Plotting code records
** BEGIN **
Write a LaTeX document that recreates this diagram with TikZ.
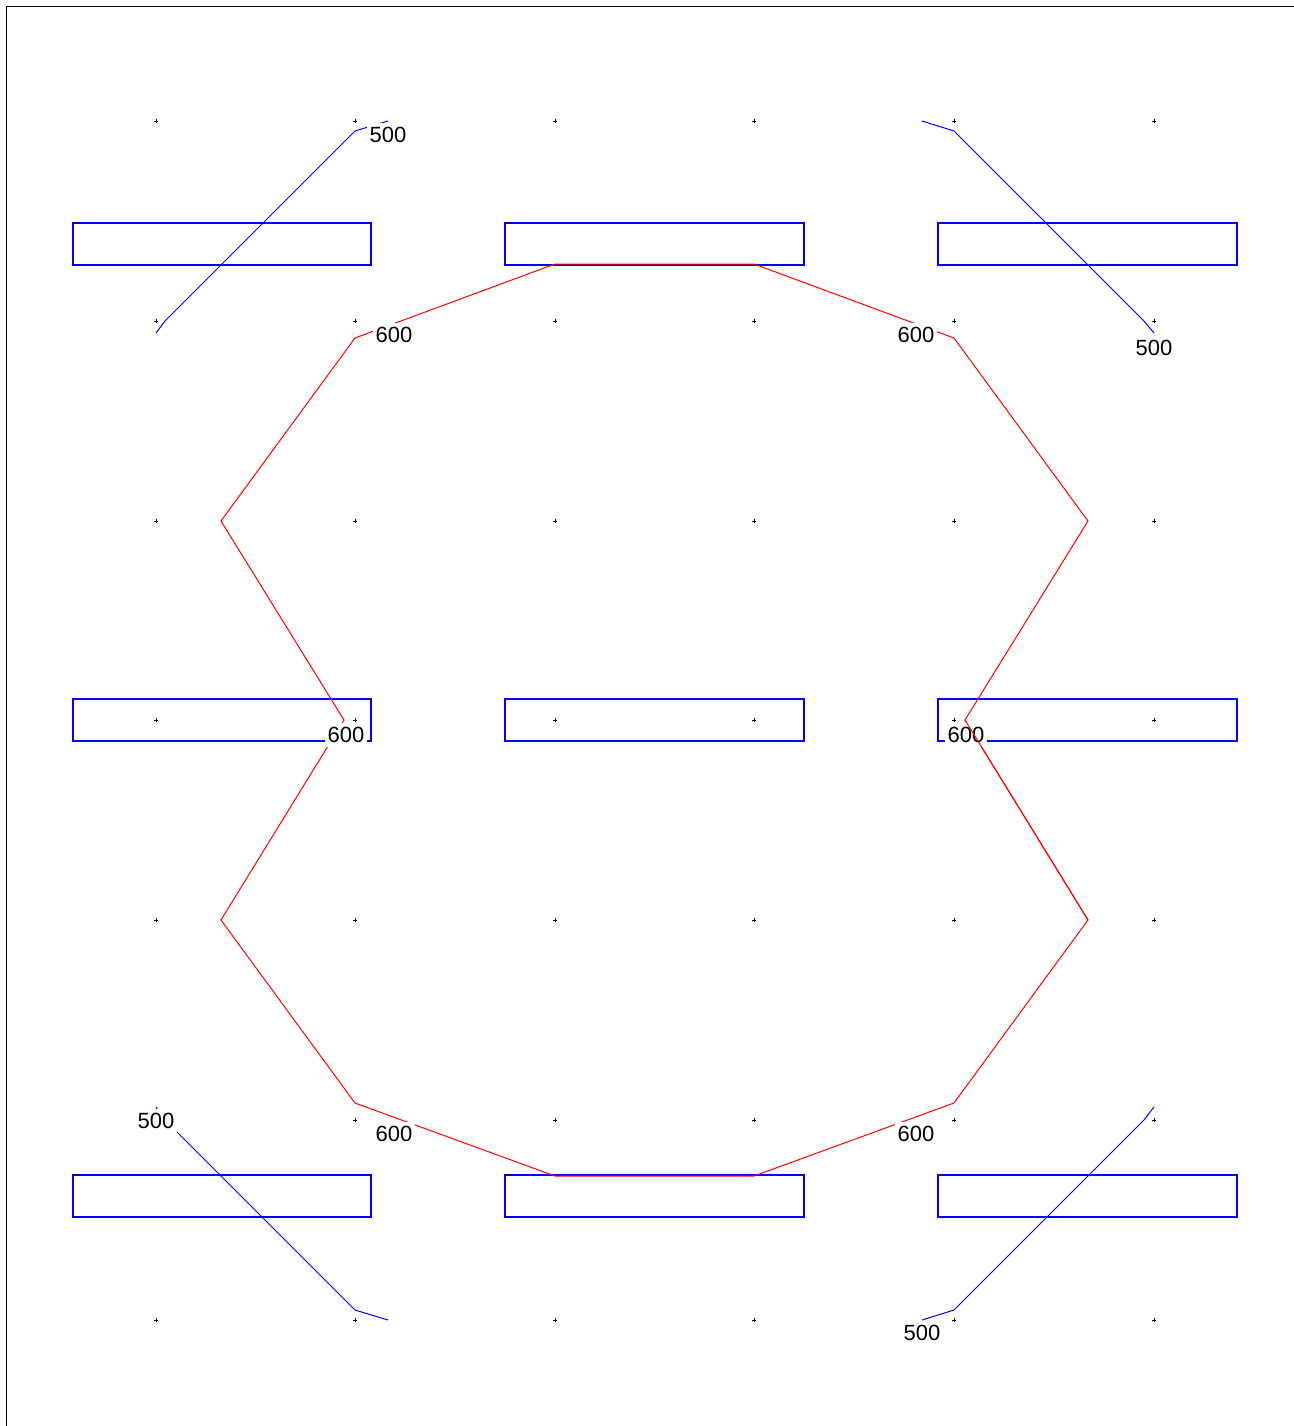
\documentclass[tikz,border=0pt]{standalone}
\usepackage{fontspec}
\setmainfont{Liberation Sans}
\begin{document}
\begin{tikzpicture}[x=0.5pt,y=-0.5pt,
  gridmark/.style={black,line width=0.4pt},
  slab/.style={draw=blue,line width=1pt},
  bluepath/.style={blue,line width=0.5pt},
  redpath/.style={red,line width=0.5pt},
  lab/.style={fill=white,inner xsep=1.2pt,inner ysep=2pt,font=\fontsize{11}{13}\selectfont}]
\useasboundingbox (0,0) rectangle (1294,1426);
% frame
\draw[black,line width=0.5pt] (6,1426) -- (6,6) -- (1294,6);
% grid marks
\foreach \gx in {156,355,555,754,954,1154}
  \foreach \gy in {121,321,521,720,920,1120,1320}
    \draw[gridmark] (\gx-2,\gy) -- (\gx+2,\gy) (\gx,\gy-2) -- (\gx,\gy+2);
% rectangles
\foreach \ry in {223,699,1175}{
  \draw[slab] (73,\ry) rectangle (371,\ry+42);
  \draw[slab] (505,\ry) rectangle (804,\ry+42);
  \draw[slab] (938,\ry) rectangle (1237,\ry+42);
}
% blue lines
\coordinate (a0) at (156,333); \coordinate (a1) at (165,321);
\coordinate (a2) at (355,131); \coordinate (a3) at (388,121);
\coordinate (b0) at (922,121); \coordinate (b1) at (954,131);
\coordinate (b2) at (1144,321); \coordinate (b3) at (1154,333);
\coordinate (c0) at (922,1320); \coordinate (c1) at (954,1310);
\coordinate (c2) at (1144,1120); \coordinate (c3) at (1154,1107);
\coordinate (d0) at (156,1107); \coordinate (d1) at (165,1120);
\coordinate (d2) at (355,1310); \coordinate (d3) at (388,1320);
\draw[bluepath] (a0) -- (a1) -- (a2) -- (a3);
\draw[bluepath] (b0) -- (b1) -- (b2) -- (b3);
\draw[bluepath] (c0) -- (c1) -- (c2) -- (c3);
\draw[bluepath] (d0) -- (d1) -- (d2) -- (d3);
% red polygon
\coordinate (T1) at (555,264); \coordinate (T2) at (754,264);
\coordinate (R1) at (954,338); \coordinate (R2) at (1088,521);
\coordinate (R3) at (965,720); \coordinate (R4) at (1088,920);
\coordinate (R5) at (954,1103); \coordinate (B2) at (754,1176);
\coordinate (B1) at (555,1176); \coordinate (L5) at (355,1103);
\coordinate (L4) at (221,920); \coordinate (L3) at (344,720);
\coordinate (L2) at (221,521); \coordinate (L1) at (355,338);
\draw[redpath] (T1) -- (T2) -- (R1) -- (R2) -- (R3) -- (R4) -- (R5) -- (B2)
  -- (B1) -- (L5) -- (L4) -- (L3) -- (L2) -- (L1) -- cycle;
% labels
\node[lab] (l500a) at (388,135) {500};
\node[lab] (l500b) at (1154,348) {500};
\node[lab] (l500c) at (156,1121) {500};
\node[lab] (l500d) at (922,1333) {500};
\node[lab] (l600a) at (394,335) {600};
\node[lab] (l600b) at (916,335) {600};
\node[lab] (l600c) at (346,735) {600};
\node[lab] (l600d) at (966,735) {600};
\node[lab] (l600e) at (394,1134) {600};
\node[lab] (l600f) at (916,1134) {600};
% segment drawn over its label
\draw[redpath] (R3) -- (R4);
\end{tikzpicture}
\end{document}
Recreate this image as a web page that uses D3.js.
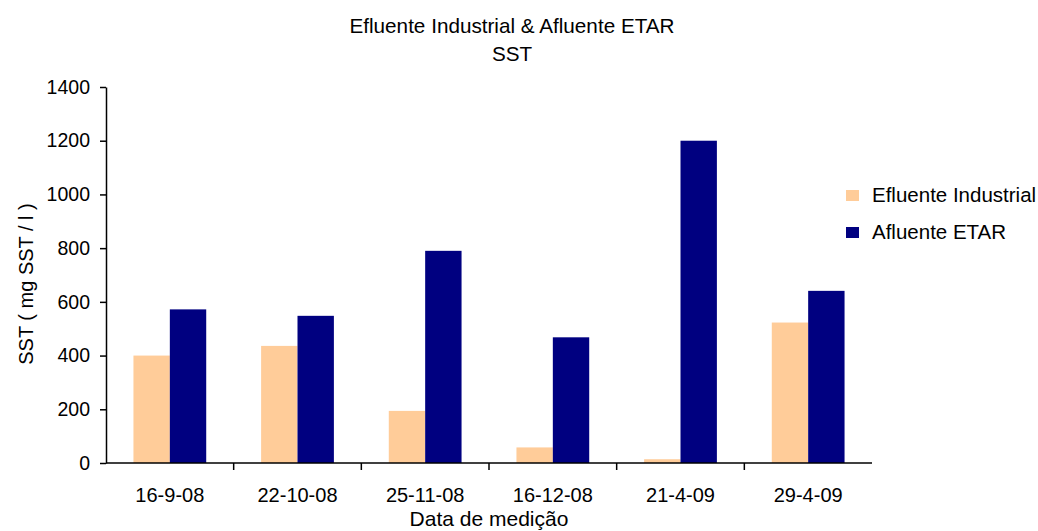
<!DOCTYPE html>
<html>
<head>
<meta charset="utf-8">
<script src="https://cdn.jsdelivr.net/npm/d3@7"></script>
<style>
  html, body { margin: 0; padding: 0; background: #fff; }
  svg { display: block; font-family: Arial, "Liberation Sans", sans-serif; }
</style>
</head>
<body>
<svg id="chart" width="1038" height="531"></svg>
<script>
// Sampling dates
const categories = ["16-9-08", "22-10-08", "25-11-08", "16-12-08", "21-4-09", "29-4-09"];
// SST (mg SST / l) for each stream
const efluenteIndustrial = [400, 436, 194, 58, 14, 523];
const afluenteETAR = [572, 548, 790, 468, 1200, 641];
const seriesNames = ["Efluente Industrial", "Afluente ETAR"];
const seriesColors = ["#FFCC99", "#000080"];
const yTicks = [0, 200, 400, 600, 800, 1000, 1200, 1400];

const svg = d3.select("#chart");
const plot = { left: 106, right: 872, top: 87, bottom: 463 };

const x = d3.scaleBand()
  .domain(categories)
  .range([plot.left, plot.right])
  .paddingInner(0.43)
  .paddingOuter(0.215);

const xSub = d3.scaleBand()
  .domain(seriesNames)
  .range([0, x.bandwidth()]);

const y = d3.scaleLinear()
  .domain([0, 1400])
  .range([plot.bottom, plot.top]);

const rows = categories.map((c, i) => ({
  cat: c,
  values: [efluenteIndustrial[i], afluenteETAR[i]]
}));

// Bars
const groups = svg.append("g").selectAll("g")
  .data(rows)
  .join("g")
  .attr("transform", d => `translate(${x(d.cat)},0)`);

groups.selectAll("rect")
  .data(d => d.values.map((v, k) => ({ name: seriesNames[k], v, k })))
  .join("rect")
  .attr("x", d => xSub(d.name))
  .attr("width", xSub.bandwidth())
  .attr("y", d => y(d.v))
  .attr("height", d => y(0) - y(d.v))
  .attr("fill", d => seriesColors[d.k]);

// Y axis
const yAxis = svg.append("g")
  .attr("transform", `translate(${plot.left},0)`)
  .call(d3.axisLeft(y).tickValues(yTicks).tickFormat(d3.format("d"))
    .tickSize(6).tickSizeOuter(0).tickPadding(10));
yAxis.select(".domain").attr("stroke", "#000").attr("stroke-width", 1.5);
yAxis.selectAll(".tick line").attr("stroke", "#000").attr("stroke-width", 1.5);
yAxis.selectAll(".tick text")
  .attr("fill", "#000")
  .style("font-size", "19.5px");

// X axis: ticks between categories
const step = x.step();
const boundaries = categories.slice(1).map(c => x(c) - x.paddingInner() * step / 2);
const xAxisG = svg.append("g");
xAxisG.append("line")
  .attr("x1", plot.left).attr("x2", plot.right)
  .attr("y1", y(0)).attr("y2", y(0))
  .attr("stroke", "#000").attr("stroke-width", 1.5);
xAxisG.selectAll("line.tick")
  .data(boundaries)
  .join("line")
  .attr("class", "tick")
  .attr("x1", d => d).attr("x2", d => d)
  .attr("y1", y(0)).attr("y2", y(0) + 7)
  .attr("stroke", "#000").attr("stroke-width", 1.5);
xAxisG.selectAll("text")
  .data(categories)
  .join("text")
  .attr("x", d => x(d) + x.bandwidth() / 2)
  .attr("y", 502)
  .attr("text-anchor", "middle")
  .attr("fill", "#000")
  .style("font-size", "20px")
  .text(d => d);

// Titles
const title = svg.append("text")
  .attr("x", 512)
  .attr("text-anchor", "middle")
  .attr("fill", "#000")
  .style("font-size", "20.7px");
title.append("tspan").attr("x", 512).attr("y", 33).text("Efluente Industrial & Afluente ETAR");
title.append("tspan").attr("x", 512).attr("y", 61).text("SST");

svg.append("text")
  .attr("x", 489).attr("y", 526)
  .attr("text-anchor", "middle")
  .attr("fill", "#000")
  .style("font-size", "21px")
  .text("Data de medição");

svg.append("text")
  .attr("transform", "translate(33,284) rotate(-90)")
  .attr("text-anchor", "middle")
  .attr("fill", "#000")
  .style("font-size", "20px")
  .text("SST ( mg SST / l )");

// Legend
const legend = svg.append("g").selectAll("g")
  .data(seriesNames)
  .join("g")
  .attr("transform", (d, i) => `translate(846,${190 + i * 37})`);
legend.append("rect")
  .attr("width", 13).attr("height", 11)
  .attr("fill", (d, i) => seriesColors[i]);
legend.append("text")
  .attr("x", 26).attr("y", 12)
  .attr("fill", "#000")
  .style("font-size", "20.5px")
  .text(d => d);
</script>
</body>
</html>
** END **
### [Task description]
In the entries above, find the line that contains "Recreate this image" and the line that contains "d => seriesColors[d.k]);". Reproduce exactly those two lines and every line between them, but not the pictures.

### [The reply]
Recreate this image as a web page that uses D3.js.
<!DOCTYPE html>
<html>
<head>
<meta charset="utf-8">
<script src="https://cdn.jsdelivr.net/npm/d3@7"></script>
<style>
  html, body { margin: 0; padding: 0; background: #fff; }
  svg { display: block; font-family: Arial, "Liberation Sans", sans-serif; }
</style>
</head>
<body>
<svg id="chart" width="1038" height="531"></svg>
<script>
// Sampling dates
const categories = ["16-9-08", "22-10-08", "25-11-08", "16-12-08", "21-4-09", "29-4-09"];
// SST (mg SST / l) for each stream
const efluenteIndustrial = [400, 436, 194, 58, 14, 523];
const afluenteETAR = [572, 548, 790, 468, 1200, 641];
const seriesNames = ["Efluente Industrial", "Afluente ETAR"];
const seriesColors = ["#FFCC99", "#000080"];
const yTicks = [0, 200, 400, 600, 800, 1000, 1200, 1400];

const svg = d3.select("#chart");
const plot = { left: 106, right: 872, top: 87, bottom: 463 };

const x = d3.scaleBand()
  .domain(categories)
  .range([plot.left, plot.right])
  .paddingInner(0.43)
  .paddingOuter(0.215);

const xSub = d3.scaleBand()
  .domain(seriesNames)
  .range([0, x.bandwidth()]);

const y = d3.scaleLinear()
  .domain([0, 1400])
  .range([plot.bottom, plot.top]);

const rows = categories.map((c, i) => ({
  cat: c,
  values: [efluenteIndustrial[i], afluenteETAR[i]]
}));

// Bars
const groups = svg.append("g").selectAll("g")
  .data(rows)
  .join("g")
  .attr("transform", d => `translate(${x(d.cat)},0)`);

groups.selectAll("rect")
  .data(d => d.values.map((v, k) => ({ name: seriesNames[k], v, k })))
  .join("rect")
  .attr("x", d => xSub(d.name))
  .attr("width", xSub.bandwidth())
  .attr("y", d => y(d.v))
  .attr("height", d => y(0) - y(d.v))
  .attr("fill", d => seriesColors[d.k]);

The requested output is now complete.